→ Data excerpt
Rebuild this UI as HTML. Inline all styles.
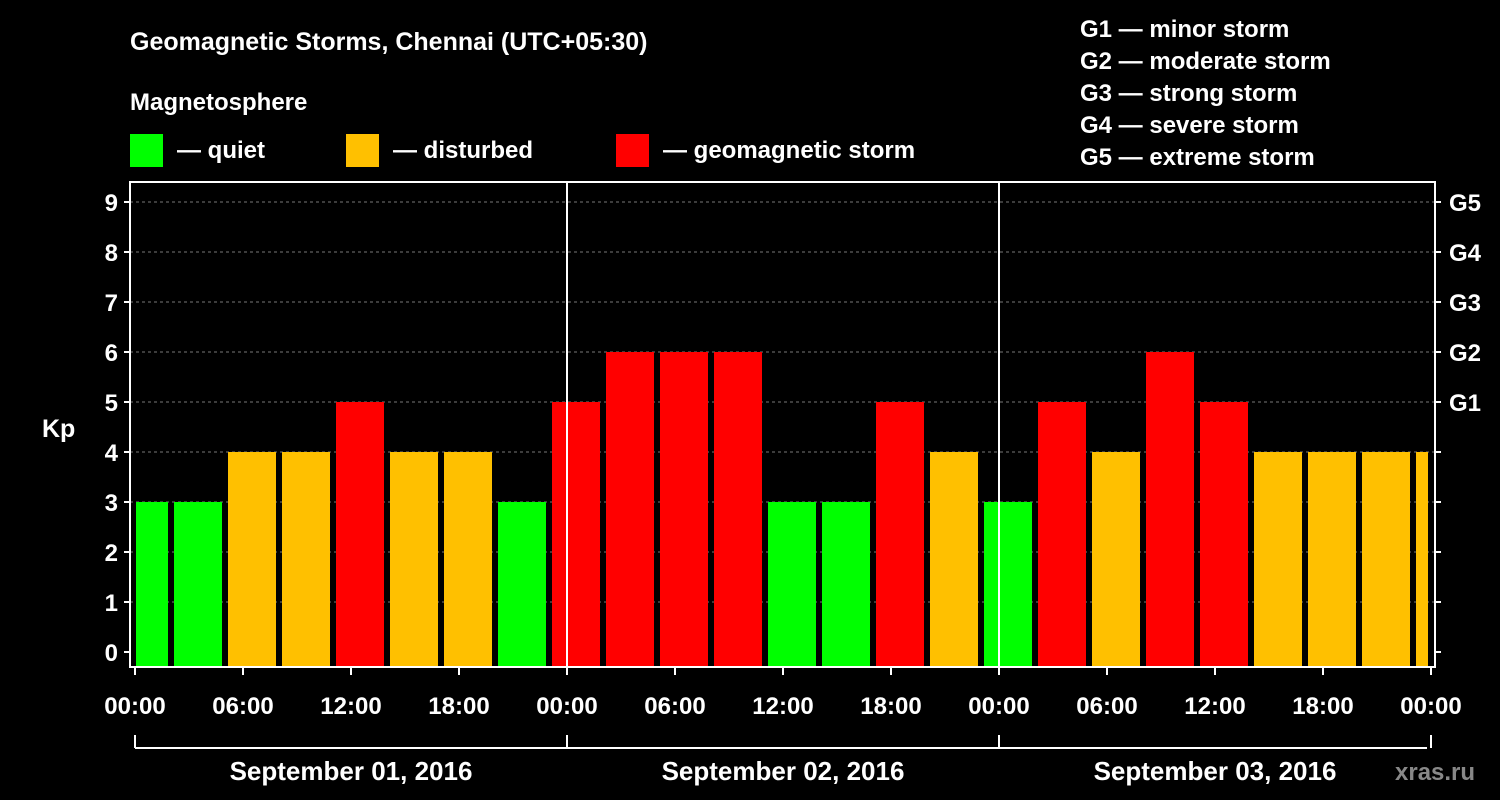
<!DOCTYPE html>
<html><head><meta charset="utf-8"><style>
html,body{margin:0;padding:0;background:#000;}
svg{display:block;font-family:"Liberation Sans",sans-serif;font-weight:bold;}
</style></head><body>
<svg id="chart" width="1500" height="800">
<rect x="0" y="0" width="1500" height="800" fill="#000"/>
<text x="130" y="50" fill="#fff" font-size="25">Geomagnetic Storms, Chennai (UTC+05:30)</text>
<text x="130" y="110" fill="#fff" font-size="24">Magnetosphere</text>
<rect x="130" y="134" width="33" height="33" fill="#00ff00"/>
<text x="177" y="158" fill="#fff" font-size="24">— quiet</text>
<rect x="346" y="134" width="33" height="33" fill="#ffc000"/>
<text x="393" y="158" fill="#fff" font-size="24">— disturbed</text>
<rect x="616" y="134" width="33" height="33" fill="#ff0000"/>
<text x="663" y="158" fill="#fff" font-size="24">— geomagnetic storm</text>
<g fill="#fff" font-size="24">
<text x="1080" y="37">G1 — minor storm</text>
<text x="1080" y="69">G2 — moderate storm</text>
<text x="1080" y="101">G3 — strong storm</text>
<text x="1080" y="133">G4 — severe storm</text>
<text x="1080" y="165">G5 — extreme storm</text>
</g>
<text x="42" y="437" fill="#fff" font-size="25">Kp</text>
<text x="1395" y="780" fill="#888" font-size="24">xras.ru</text>
<g id="plot"></g>
</svg>
<script>
const kpValues = [3,3,4,4,5,4,4,3,5,6,6,6,3,3,5,4,3,5,4,6,5,4,4,4,4];
const yTicks = [0,1,2,3,4,5,6,7,8,9];
const gLabels = ["G1","G2","G3","G4","G5"];
const xTickLabels = ["00:00","06:00","12:00","18:00","00:00","06:00","12:00","18:00","00:00","06:00","12:00","18:00","00:00"];
const dayLabels = ["September 01, 2016","September 02, 2016","September 03, 2016"];

const NS="http://www.w3.org/2000/svg";
const g=document.getElementById('plot');
const L=130,R=1435,T=182,B=667,X0=135,DAY=432;
const y=v=>652-v*50;
const xh=h=>X0+h*18;
function mk(t,a){const e=document.createElementNS(NS,t);for(const k in a)e.setAttribute(k,a[k]);g.appendChild(e);return e;}
// grid
yTicks.forEach(v=>{
 if(v>0){const l=mk('line',{x1:L,x2:R,y1:y(v),y2:y(v),stroke:'#777','stroke-dasharray':'3,3'});
 
 }
 const t=mk('text',{x:118,y:y(v)+9,fill:'#fff','font-size':24,'text-anchor':'end'});t.textContent=v;
 
 
 mk('line',{x1:L-6,x2:L,y1:y(v),y2:y(v),stroke:'#fff','stroke-width':2});
 mk('line',{x1:R,x2:R+6,y1:y(v),y2:y(v),stroke:'#fff','stroke-width':2});
});
gLabels.forEach((s,i)=>{const t=mk('text',{x:1449,y:y(5+i)+9,fill:'#fff','font-size':24});t.textContent=s;
 
 });
// bars
kpValues.forEach((v,i)=>{
 let x1=X0-15+i*54, x2=x1+48;
 x1=Math.max(x1,X0+1); x2=Math.min(x2,1428);
 const c=v>=5?'#ff0000':(v>=4?'#ffc000':'#00ff00');
 const r=mk('rect',{x:x1,y:y(v),width:x2-x1,height:B-y(v),fill:c});
 
 
});
// day separators
[1,2].forEach(d=>{mk('line',{x1:X0+d*DAY,x2:X0+d*DAY,y1:T,y2:B,stroke:'#fff','stroke-width':2});});
// frame
const fr=mk('rect',{x:L,y:T,width:R-L,height:B-T,fill:'none',stroke:'#fff','stroke-width':2});


// x ticks
xTickLabels.forEach((s,i)=>{const x=xh(i*6);
 mk('line',{x1:x,x2:x,y1:B,y2:B+8,stroke:'#fff','stroke-width':2});
 const t=mk('text',{x:x,y:714,fill:'#fff','font-size':24,'text-anchor':'middle'});t.textContent=s;
 
 });
// day bracket
mk('line',{x1:X0,x2:X0+3*DAY-4,y1:748,y2:748,stroke:'#fff','stroke-width':2});
[0,1,2,3].forEach(d=>{const x=Math.min(X0+d*DAY,1431);mk('line',{x1:x,x2:x,y1:735,y2:748,stroke:'#fff','stroke-width':2});});
dayLabels.forEach((s,i)=>{const t=mk('text',{x:X0+i*DAY+DAY/2,y:780,fill:'#fff','font-size':26,'text-anchor':'middle'});t.textContent=s;
 
 });
</script>
</body></html>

→ Task objective
Without including any picture, repeat the data exactly.

→ Answer to the exercise
Rebuild this UI as HTML. Inline all styles.
<!DOCTYPE html>
<html><head><meta charset="utf-8"><style>
html,body{margin:0;padding:0;background:#000;}
svg{display:block;font-family:"Liberation Sans",sans-serif;font-weight:bold;}
</style></head><body>
<svg id="chart" width="1500" height="800">
<rect x="0" y="0" width="1500" height="800" fill="#000"/>
<text x="130" y="50" fill="#fff" font-size="25">Geomagnetic Storms, Chennai (UTC+05:30)</text>
<text x="130" y="110" fill="#fff" font-size="24">Magnetosphere</text>
<rect x="130" y="134" width="33" height="33" fill="#00ff00"/>
<text x="177" y="158" fill="#fff" font-size="24">— quiet</text>
<rect x="346" y="134" width="33" height="33" fill="#ffc000"/>
<text x="393" y="158" fill="#fff" font-size="24">— disturbed</text>
<rect x="616" y="134" width="33" height="33" fill="#ff0000"/>
<text x="663" y="158" fill="#fff" font-size="24">— geomagnetic storm</text>
<g fill="#fff" font-size="24">
<text x="1080" y="37">G1 — minor storm</text>
<text x="1080" y="69">G2 — moderate storm</text>
<text x="1080" y="101">G3 — strong storm</text>
<text x="1080" y="133">G4 — severe storm</text>
<text x="1080" y="165">G5 — extreme storm</text>
</g>
<text x="42" y="437" fill="#fff" font-size="25">Kp</text>
<text x="1395" y="780" fill="#888" font-size="24">xras.ru</text>
<g id="plot"></g>
</svg>
<script>
const kpValues = [3,3,4,4,5,4,4,3,5,6,6,6,3,3,5,4,3,5,4,6,5,4,4,4,4];
const yTicks = [0,1,2,3,4,5,6,7,8,9];
const gLabels = ["G1","G2","G3","G4","G5"];
const xTickLabels = ["00:00","06:00","12:00","18:00","00:00","06:00","12:00","18:00","00:00","06:00","12:00","18:00","00:00"];
const dayLabels = ["September 01, 2016","September 02, 2016","September 03, 2016"];

const NS="http://www.w3.org/2000/svg";
const g=document.getElementById('plot');
const L=130,R=1435,T=182,B=667,X0=135,DAY=432;
const y=v=>652-v*50;
const xh=h=>X0+h*18;
function mk(t,a){const e=document.createElementNS(NS,t);for(const k in a)e.setAttribute(k,a[k]);g.appendChild(e);return e;}
// grid
yTicks.forEach(v=>{
 if(v>0){const l=mk('line',{x1:L,x2:R,y1:y(v),y2:y(v),stroke:'#777','stroke-dasharray':'3,3'});
 
 }
 const t=mk('text',{x:118,y:y(v)+9,fill:'#fff','font-size':24,'text-anchor':'end'});t.textContent=v;
 
 
 mk('line',{x1:L-6,x2:L,y1:y(v),y2:y(v),stroke:'#fff','stroke-width':2});
 mk('line',{x1:R,x2:R+6,y1:y(v),y2:y(v),stroke:'#fff','stroke-width':2});
});
gLabels.forEach((s,i)=>{const t=mk('text',{x:1449,y:y(5+i)+9,fill:'#fff','font-size':24});t.textContent=s;
 
 });
// bars
kpValues.forEach((v,i)=>{
 let x1=X0-15+i*54, x2=x1+48;
 x1=Math.max(x1,X0+1); x2=Math.min(x2,1428);
 const c=v>=5?'#ff0000':(v>=4?'#ffc000':'#00ff00');
 const r=mk('rect',{x:x1,y:y(v),width:x2-x1,height:B-y(v),fill:c});
 
 
});
// day separators
[1,2].forEach(d=>{mk('line',{x1:X0+d*DAY,x2:X0+d*DAY,y1:T,y2:B,stroke:'#fff','stroke-width':2});});
// frame
const fr=mk('rect',{x:L,y:T,width:R-L,height:B-T,fill:'none',stroke:'#fff','stroke-width':2});


// x ticks
xTickLabels.forEach((s,i)=>{const x=xh(i*6);
 mk('line',{x1:x,x2:x,y1:B,y2:B+8,stroke:'#fff','stroke-width':2});
 const t=mk('text',{x:x,y:714,fill:'#fff','font-size':24,'text-anchor':'middle'});t.textContent=s;
 
 });
// day bracket
mk('line',{x1:X0,x2:X0+3*DAY-4,y1:748,y2:748,stroke:'#fff','stroke-width':2});
[0,1,2,3].forEach(d=>{const x=Math.min(X0+d*DAY,1431);mk('line',{x1:x,x2:x,y1:735,y2:748,stroke:'#fff','stroke-width':2});});
dayLabels.forEach((s,i)=>{const t=mk('text',{x:X0+i*DAY+DAY/2,y:780,fill:'#fff','font-size':26,'text-anchor':'middle'});t.textContent=s;
 
 });
</script>
</body></html>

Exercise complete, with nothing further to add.